Having animals in zoos, it allows facilities to help connect people with animals and educate people about the species and their status in their natural habitat. That may be through conservation days, zookeeper chats, or a behind-the-scenes where you meet an okapi. To save species, it’s important to have breeding programs in place to develop a solid and stable population in human care. Conservation organizations, like the Okapi Conservation Project, are in the field educating local communities about the animals and how to help them. They are also working with the governments to help protect the species and save their natural habitat. With all of these components working together, a species can be saved.
How do zookeepers take care of pregnant animals?
When taking care of a pregnant animal, it’s especially important to monitor behavior and physical changes closely. By monitoring these things, you can know if any diet or housing changes need to be made to keep mom comfortable and healthy or when the baby may be about to make its appearance.
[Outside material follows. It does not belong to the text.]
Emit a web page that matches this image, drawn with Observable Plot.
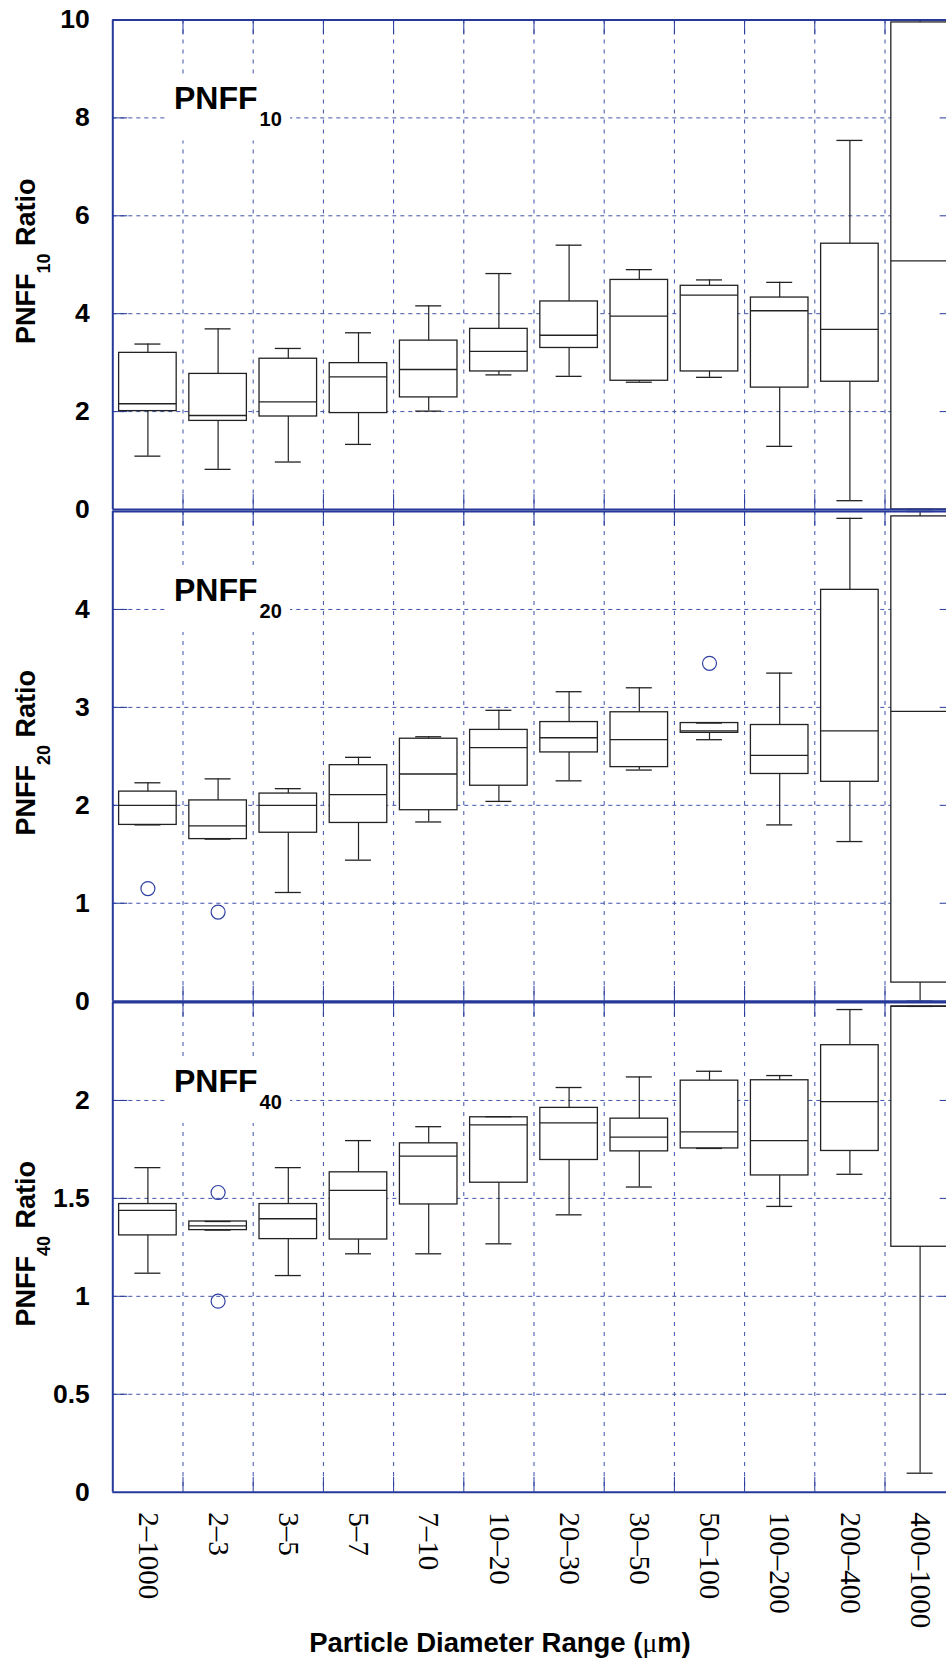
<!DOCTYPE html>
<html>
<head>
<meta charset="utf-8">
<script src="https://cdn.jsdelivr.net/npm/d3@7"></script>
<script src="https://cdn.jsdelivr.net/npm/@observablehq/plot@0.6"></script>
<style>
  html, body { margin: 0; padding: 0; background: #fff; overflow: hidden; }
  #chart { position: relative; width: 946px; height: 1661px; }
  #chart svg { position: absolute; left: 0; top: 0; }
</style>
</head>
<body>
<div id="chart"></div>
<script>
// Particle diameter ranges (µm)
const categories = ["2–1000", "2–3", "3–5", "5–7", "7–10", "10–20", "20–30", "30–50", "50–100", "100–200", "200–400", "400–1000"];

// PNFF10 ratio box statistics
const pnff10Low = [1.09, 0.82, 0.97, 1.33, 2.01, 2.75, 2.72, 2.60, 2.70, 1.29, 0.18, 0.00];
const pnff10Q1  = [2.01, 1.81, 1.90, 1.97, 2.29, 2.82, 3.30, 2.63, 2.82, 2.49, 2.61, 0.00];
const pnff10Med = [2.16, 1.92, 2.20, 2.71, 2.86, 3.23, 3.56, 3.95, 4.38, 4.06, 3.68, 5.08];
const pnff10Q3  = [3.20, 2.77, 3.08, 2.99, 3.45, 3.69, 4.25, 4.69, 4.57, 4.33, 5.43, 9.95];
const pnff10High = [3.38, 3.69, 3.29, 3.61, 4.16, 4.82, 5.40, 4.90, 4.69, 4.64, 7.54, 10.0];
const pnff10Outliers = [];

// PNFF20 ratio box statistics
const pnff20Low = [1.80, 1.655, 1.11, 1.44, 1.83, 2.04, 2.25, 2.36, 2.67, 1.80, 1.63, 0.00];
const pnff20Q1  = [1.80, 1.655, 1.72, 1.82, 1.95, 2.20, 2.54, 2.39, 2.74, 2.32, 2.24, 0.19];
const pnff20Med = [2.00, 1.79, 2.00, 2.11, 2.32, 2.59, 2.69, 2.67, 2.76, 2.51, 2.76, 2.96];
const pnff20Q3  = [2.14, 2.05, 2.12, 2.41, 2.68, 2.77, 2.85, 2.95, 2.84, 2.82, 4.20, 4.95];
const pnff20High = [2.23, 2.27, 2.17, 2.49, 2.70, 2.97, 3.16, 3.20, 2.84, 3.35, 4.93, 5.00];
const pnff20Outliers = [{cat: "2–1000", v: 1.15}, {cat: "2–3", v: 0.91}, {cat: "50–100", v: 3.45}];

// PNFF40 ratio box statistics
const pnff40Low = [1.118, 1.338, 1.106, 1.217, 1.217, 1.268, 1.416, 1.558, 1.755, 1.459, 1.623, 0.097];
const pnff40Q1  = [1.311, 1.338, 1.292, 1.290, 1.469, 1.580, 1.696, 1.740, 1.755, 1.617, 1.742, 1.253];
const pnff40Med = [1.439, 1.360, 1.396, 1.541, 1.716, 1.875, 1.885, 1.813, 1.840, 1.795, 1.994, 2.480];
const pnff40Q3  = [1.471, 1.382, 1.471, 1.633, 1.781, 1.914, 1.962, 1.907, 2.101, 2.103, 2.282, 2.480];
const pnff40High = [1.657, 1.382, 1.657, 1.795, 1.866, 1.917, 2.066, 2.120, 2.149, 2.127, 2.464, 2.480];
const pnff40Outliers = [{cat: "2–3", v: 1.53}, {cat: "2–3", v: 0.975}];

// Y tick labels of each panel
const pnff10Ticks = [0, 2, 4, 6, 8, 10];
const pnff20Ticks = [0, 1, 2, 3, 4];
const pnff40Ticks = [0, 0.5, 1, 1.5, 2];

const W = 946, H = 1661;
const frameLeft = 112.3, frameRight = 954.7;     // axes box extends past the page edge
const xUnit = (frameRight - frameLeft) / categories.length;
const frameColor = "#26399a";
const gridColor = "#3d51aa";
const boxColor = "#222";
const outlierColor = "#2e40a2";
const sans = "'Liberation Sans', Arial, Helvetica, sans-serif";
const serif = "'Liberation Serif', 'Times New Roman', Times, serif";
const tickLen = 15;

function boxRows(lo, q1, med, q3, hi) {
  return categories.map((cat, i) => ({cat, pos: i + 1, lo: lo[i], q1: q1[i], med: med[i], q3: q3[i], hi: hi[i]}));
}

const panels = [
  {sub: "10", top: 19.5, bottom: 509, ymax: 10, ticks: pnff10Ticks,
   rows: boxRows(pnff10Low, pnff10Q1, pnff10Med, pnff10Q3, pnff10High), outliers: pnff10Outliers},
  {sub: "20", top: 511, bottom: 1000.7, ymax: 5, ticks: pnff20Ticks,
   rows: boxRows(pnff20Low, pnff20Q1, pnff20Med, pnff20Q3, pnff20High), outliers: pnff20Outliers},
  {sub: "40", top: 1002, bottom: 1491.7, ymax: 2.5, ticks: pnff40Ticks,
   rows: boxRows(pnff40Low, pnff40Q1, pnff40Med, pnff40Q3, pnff40High), outliers: pnff40Outliers, xLabels: true}
];

const boxHalf = 0.41, capHalf = 0.185;
const boundaries = d3.range(1.5, categories.length + 0.5, 1);

const chart = document.getElementById("chart");

panels.forEach(p => {
  const yUnit = (p.bottom - p.top) / p.ymax;
  const grid = p.ticks.filter(t => t > 0 && t < p.ymax);
  const out = p.outliers.map(o => ({pos: categories.indexOf(o.cat) + 1, v: o.v}));

  const marks = [
    // dotted grid
    Plot.ruleY(grid, {stroke: gridColor, strokeWidth: 1, strokeDasharray: "4,4"}),
    Plot.ruleX(boundaries, {stroke: gridColor, strokeWidth: 1, strokeDasharray: "4,6"}),
    // inward ticks on the box edges
    Plot.ruleX(boundaries, {y1: 0, y2: tickLen / yUnit, stroke: frameColor, strokeWidth: 1}),
    Plot.ruleX(boundaries, {y1: p.ymax - tickLen / yUnit, y2: p.ymax, stroke: frameColor, strokeWidth: 1}),
    Plot.ruleY(grid, {x1: 0.5, x2: 0.5 + tickLen / xUnit, stroke: frameColor, strokeWidth: 1}),
    // whiskers
    Plot.ruleX(p.rows, {x: "pos", y1: "lo", y2: "hi", stroke: boxColor, strokeWidth: 1.2}),
    // boxes
    Plot.rect(p.rows, {x1: d => d.pos - boxHalf, x2: d => d.pos + boxHalf, y1: "q1", y2: "q3",
                       fill: "white", stroke: boxColor, strokeWidth: 1.3}),
    // medians
    Plot.ruleY(p.rows, {y: "med", x1: d => d.pos - boxHalf, x2: d => d.pos + boxHalf, stroke: boxColor, strokeWidth: 1.3}),
    // whisker caps
    Plot.ruleY(p.rows, {y: "hi", x1: d => d.pos - capHalf, x2: d => d.pos + capHalf, stroke: boxColor, strokeWidth: 1.3}),
    Plot.ruleY(p.rows, {y: "lo", x1: d => d.pos - capHalf, x2: d => d.pos + capHalf, stroke: boxColor, strokeWidth: 1.3}),
    // outliers
    Plot.dot(out, {x: "pos", y: "v", r: 7, stroke: outlierColor, strokeWidth: 1.2, fill: "none"}),
    // right-side inward ticks
    Plot.ruleY(grid, {x1: 12.5 - tickLen / xUnit, x2: 12.5, stroke: frameColor, strokeWidth: 1}),
    // axes box
    Plot.ruleY([0, p.ymax], {stroke: frameColor, strokeWidth: 2}),
    Plot.ruleX([0.5], {stroke: frameColor, strokeWidth: 2}),
    // y tick labels
    Plot.axisY({ticks: p.ticks, tickSize: 0, tickPadding: 23, tickFormat: d => String(d), label: null,
                fontSize: 26.5, fontWeight: "bold", fontFamily: sans, fill: "black"})
  ];

  if (p.xLabels) {
    marks.push(Plot.text(p.rows, {x: "pos", text: "cat", frameAnchor: "bottom", dy: 20, rotate: 90,
      textAnchor: "start", lineAnchor: "middle", fontFamily: serif, fontSize: 29, fill: "black"}));
  }

  const svg = Plot.plot({
    width: W,
    height: H,
    marginLeft: frameLeft,
    marginRight: 0,
    marginTop: p.top,
    marginBottom: H - p.bottom,
    x: {domain: [0.5, categories.length + 0.5], range: [frameLeft, frameRight], axis: null},
    y: {domain: [0, p.ymax], axis: null},
    style: {background: "none", overflow: "hidden", fontFamily: sans, color: "black"},
    marks
  });

  const s = d3.select(svg);

  // panel label with a white backing box
  s.append("rect")
    .attr("x", 168).attr("y", p.top + 59).attr("width", 122).attr("height", 62)
    .attr("fill", "white");
  const lab = s.append("text")
    .attr("x", 174).attr("y", p.top + 89.5)
    .attr("text-anchor", "start")
    .attr("font-family", sans).attr("font-weight", "bold").attr("font-size", 32).attr("fill", "black");
  lab.append("tspan").text("PNFF");
  lab.append("tspan").attr("dx", 2).attr("dy", 17).attr("font-size", 20).text(p.sub);

  // y-axis title
  const yc = (p.top + p.bottom) / 2 - 3;
  const yt = s.append("text")
    .attr("transform", `translate(35,${yc}) rotate(-90)`)
    .attr("text-anchor", "middle")
    .attr("font-family", sans).attr("font-weight", "bold").attr("font-size", 27).attr("fill", "black");
  yt.append("tspan").text("PNFF");
  yt.append("tspan").attr("dy", 15).attr("font-size", 18).text(p.sub);
  yt.append("tspan").attr("dy", -15).text(" Ratio");

  if (p.xLabels) {
    const xt = s.append("text")
      .attr("x", 500).attr("y", 1652)
      .attr("text-anchor", "middle")
      .attr("font-family", sans).attr("font-weight", "bold").attr("font-size", 27.5).attr("fill", "black");
    xt.append("tspan").text("Particle Diameter Range (");
    xt.append("tspan").attr("font-family", serif).attr("font-weight", "normal").text("μ");
    xt.append("tspan").text("m)");
  }

  chart.appendChild(svg);
});
</script>
</body>
</html>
There may be a lot of new training involved to allow for ultrasounds to determine pregnancy. Animal pregnancies may require a lot of housing preparation to get ready for the baby. For example, bedding down a stall for an animal to give birth on or baby-proofing the stalls.
How can you help okapi?
There are many ways to help the animal okapi. Whether that’s donating to the Okapi Conservation Project, recycling an old cell phone, or just spreading the word about okapi. One of the most unique, wildly different ways to save okapi is by visiting Tanganyika Wildlife Park and meeting the okapi that calls Tanganyika home! By booking the ultimate weekend package or by doing the giraffe and friends experience, you may have the opportunity to learn about the okapi, feed them, and maybe even pet them.
The okapi, endemic to the Democratic Republic of Congo, are one of the shyest and most elusive creatures on the planet. They are listed as endangered, and their numbers continue to decline, but through education and breeding programs, zoos worldwide are working hard to save them. The Okapi Conservation Project is in the Democratic Republic of Congo, educating local communities, providing community assistance, and working to protect the okapi that calls the Ituri Forest home. By visiting Tanganyika Wildlife Park, you can help save the okapi while seeing the okapi that calls Tanganyika home, Moyo, and Udumu!